The Labour frontbencher said Cabinet papers which emerged over the weekend 'appeared to show undue pressure placed on the police and courts' by ministers to increase and fast track the prosecutions of miners.
A total of 95 miners were charged following the disturbances, but their trials collapsed.
Members of the Orgreave Truth and Justice Campaign met former Home Secretary, Theresa May, who is now Prime Minister, last year to call for an inquiry.
They claim there are parallels between the Hillsborough disaster and the Battle of Orgreave, which both involved South Yorkshire Police.
Police statements were altered and false accounts were given of what had happened at Hillsborough when 96 football fans were crushed to death at a football match in 1984, and Orgreave campaigners now want the force held to account over the infamous clash between pickets and bobbies.
Mr Burnham said: "Theresa May came into office promising to heal divides in our society and if she is to be true to those words she must order an inquiry into Orgreave without any further delay.
"Following the conclusion of the Hillsborough Inquest earlier this year, the evidence trail now firmly points towards Orgreave.
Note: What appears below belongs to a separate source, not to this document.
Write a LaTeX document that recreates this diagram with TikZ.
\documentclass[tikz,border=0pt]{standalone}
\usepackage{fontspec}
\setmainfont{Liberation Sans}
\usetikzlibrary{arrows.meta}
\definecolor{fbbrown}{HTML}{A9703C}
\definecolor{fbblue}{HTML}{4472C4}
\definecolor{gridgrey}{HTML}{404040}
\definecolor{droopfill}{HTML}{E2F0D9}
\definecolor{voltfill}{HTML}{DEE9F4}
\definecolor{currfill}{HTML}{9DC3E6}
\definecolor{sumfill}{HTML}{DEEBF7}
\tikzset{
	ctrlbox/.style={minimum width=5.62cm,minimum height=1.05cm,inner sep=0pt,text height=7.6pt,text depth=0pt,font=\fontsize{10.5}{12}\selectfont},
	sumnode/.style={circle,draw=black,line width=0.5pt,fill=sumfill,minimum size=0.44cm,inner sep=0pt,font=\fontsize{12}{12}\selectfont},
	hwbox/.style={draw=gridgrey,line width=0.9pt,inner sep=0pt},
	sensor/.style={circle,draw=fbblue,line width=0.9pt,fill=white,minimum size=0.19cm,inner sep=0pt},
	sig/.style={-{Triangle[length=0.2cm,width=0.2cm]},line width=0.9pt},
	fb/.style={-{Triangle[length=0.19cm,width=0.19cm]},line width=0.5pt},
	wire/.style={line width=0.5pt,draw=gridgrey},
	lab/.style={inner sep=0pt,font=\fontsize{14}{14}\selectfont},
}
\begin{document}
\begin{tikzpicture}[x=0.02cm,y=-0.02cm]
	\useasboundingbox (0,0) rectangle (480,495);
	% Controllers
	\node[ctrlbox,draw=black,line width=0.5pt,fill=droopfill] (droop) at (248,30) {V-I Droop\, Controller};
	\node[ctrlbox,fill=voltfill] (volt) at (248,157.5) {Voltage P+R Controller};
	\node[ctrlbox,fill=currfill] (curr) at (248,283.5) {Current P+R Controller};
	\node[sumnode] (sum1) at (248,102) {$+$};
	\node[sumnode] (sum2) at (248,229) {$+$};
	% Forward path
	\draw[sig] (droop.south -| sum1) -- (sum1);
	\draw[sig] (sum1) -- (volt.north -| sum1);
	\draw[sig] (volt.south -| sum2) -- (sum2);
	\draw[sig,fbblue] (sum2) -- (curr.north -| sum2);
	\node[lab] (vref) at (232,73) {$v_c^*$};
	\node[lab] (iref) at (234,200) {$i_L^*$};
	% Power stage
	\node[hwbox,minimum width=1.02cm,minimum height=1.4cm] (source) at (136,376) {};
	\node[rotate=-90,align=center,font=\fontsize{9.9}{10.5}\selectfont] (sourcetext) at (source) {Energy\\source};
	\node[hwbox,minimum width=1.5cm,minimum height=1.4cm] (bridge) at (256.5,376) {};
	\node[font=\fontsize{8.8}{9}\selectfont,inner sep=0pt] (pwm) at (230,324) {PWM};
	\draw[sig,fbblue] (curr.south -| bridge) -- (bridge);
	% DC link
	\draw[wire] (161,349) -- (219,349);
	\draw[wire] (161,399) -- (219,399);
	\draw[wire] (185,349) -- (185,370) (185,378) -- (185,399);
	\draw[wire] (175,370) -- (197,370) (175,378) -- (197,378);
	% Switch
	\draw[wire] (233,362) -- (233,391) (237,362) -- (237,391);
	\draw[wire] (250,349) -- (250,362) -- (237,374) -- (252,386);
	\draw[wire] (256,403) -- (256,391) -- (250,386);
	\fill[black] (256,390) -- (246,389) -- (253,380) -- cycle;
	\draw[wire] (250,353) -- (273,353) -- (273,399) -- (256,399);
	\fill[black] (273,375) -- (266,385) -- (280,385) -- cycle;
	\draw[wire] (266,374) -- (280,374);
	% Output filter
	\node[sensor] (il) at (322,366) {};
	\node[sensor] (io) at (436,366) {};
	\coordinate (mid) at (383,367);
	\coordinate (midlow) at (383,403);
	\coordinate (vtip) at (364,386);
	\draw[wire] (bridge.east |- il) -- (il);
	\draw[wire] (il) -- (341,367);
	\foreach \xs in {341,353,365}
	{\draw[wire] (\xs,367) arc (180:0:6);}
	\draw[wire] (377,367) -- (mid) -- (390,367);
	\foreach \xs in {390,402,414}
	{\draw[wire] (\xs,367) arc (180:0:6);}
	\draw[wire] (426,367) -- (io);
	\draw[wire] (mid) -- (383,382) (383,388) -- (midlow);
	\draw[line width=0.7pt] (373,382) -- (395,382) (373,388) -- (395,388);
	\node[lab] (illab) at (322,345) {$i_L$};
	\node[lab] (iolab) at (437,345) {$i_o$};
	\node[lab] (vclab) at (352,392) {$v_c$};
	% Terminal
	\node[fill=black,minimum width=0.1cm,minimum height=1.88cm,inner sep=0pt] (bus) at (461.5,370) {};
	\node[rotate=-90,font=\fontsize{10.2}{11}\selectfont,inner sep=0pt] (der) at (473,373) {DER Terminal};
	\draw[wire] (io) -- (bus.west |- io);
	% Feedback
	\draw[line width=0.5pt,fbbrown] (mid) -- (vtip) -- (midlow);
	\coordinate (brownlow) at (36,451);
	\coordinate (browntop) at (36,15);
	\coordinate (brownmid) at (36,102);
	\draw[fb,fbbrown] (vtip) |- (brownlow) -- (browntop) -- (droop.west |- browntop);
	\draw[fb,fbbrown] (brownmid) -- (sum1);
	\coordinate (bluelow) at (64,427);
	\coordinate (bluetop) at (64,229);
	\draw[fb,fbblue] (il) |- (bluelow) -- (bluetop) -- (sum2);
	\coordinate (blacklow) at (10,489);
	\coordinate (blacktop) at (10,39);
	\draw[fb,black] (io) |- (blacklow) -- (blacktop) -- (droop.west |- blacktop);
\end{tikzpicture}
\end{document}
There are clear parallels between police tactics at Hillsborough and Orgreave, both on the day and in the aftermath.
"I promised the Hillsborough families the full truth and it is clear they won't have it until we also know the truth about Orgreave - this is the same police force, using the same tactics just five years before. People need to understand Orgreave if they are to understand how the Hillsborough cover-up ever came to happen.
"In the past few days, new evidence has emerged both on the policing at Orgreave on the day and later political involvement, which makes the case for an inquiry undeniable. I will be asking the Home Secretary to respond to this today and order an inquiry.
"Mining communities have waited long enough for the truth and it is within Theresa May's gift to establish it without them having to wait any longer."
The bitter dispute at Orgreave in June 1984 resulted in dozens of injuries on both sides.
Pickets complained of excessive force by some of the 6,000 officers brought in for the strike.
South Yorkshire Police referred itself to the Independent Police Complaints Commission in 2012 over allegations officers colluded to write court statements about the clash.
The watchdog later said the passage of time prevented a formal investigation, but said there was 'support' for the allegation that senior police exaggerated pickets' use of violence.